Necessità di una impostazione laica dei rapporti tra Stato e Chiesa

Molti, anche a sinistra, parlano di abrogazione del Concordato, spacciandola come la soluzione del problema e individuando in questa scelta la fine dei privilegi per le confessioni religiose e quella cattolica in particolare. Dimenticano che il nostro ordinamento è caratterizzato da un numero infinito di leggi a livello nazionale e regionale, di regolamenti, si delibere comunali e di enti pubblici, di scelte di enti e organismi a partecipazione pubblica , di enti e fondazioni di diritto privato che hanno nei propri consigli di amministrazione ecclesiastici o uomini di fiducia della Chiesa che godono di particolari privilegi e incanalano un costante flusso di risorse verso le attività delle confessioni religiose.
Non solo, le scelte di privatizzazione di molti servizi alla persona, lo smantellamento dello Stato sociale, la ricerca di nuovi settori di profitto per i privati nell’erogazione di servizi, fanno delle confessioni religiose preziose alleate dello Stato nella prospettiva liberista di gestione dell’economia. Dovremo perciò aspettarci un rafforzamento dell’alleanza tra Stato e confessioni, una sempre maggiore privatizzazione dei servizi con l’affidamento di essi alle confessioni religiose, supportati da sgravi fiscali e finanziamento pubblico, con effetti di inglobamento delle comunità religiose nel mercato e disapplicazione del principio di uguaglianza e di neutralità dei servizi erogati.

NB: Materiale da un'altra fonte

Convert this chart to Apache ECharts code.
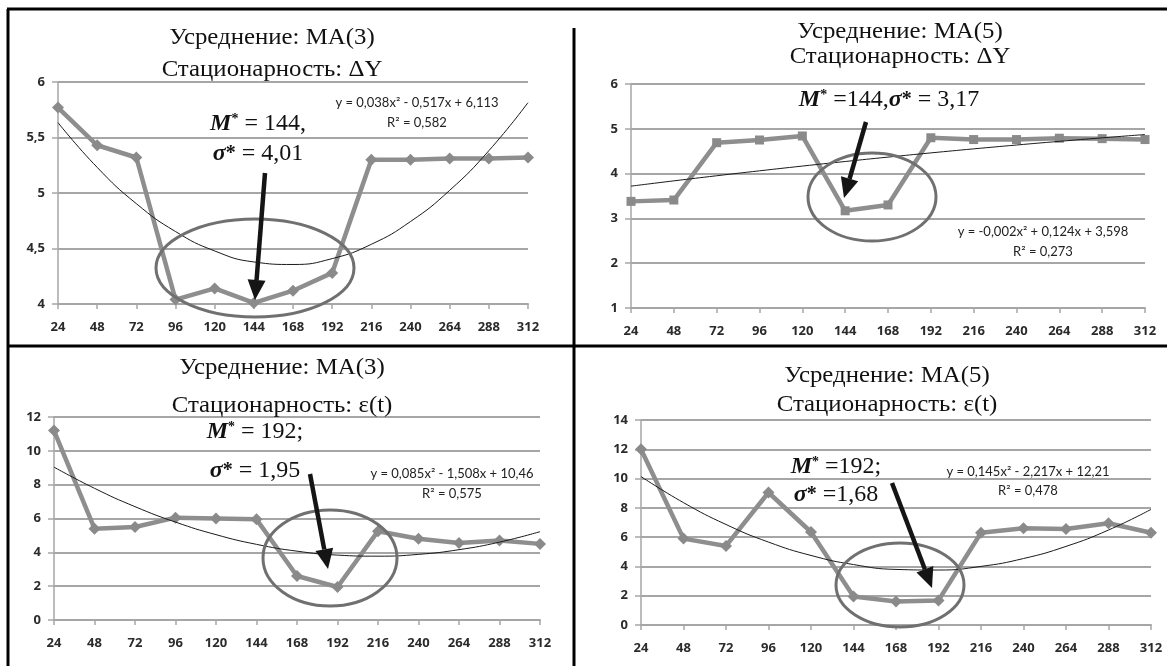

Per questo motivo le battaglie laiche, la separazione tra Stato e comunità religiose, la difesa di quei diritti della persona che anche nel campo della bioetica oggi si vogliono far dipendere da scelte religiose fanno parte di uno scontro complessivo relativo alla visione della società, all’assetto del mondo, alla fruizione dei diritti. In questa prospettiva la scelta e le battaglie laiche perdono la collocazione esclusivamente anticlericale e
assumono una collocazione all’interno di una strategia di classe volta al ripristino del principio di uguaglianza e al recupero di una prospettiva di libertà dal bisogno.
Per questa battaglia il comunismo anarchico è meglio attrezzato di quanto lo siano altre teorie politiche perché ben conosce l’influenza che gli elementi sovrastrutturali, come ad esempio le scelte in materia etica, possono incidere e condizionare una strategia di classe per l’emancipazione sociale e il disegno di una società futura più giusta e umana.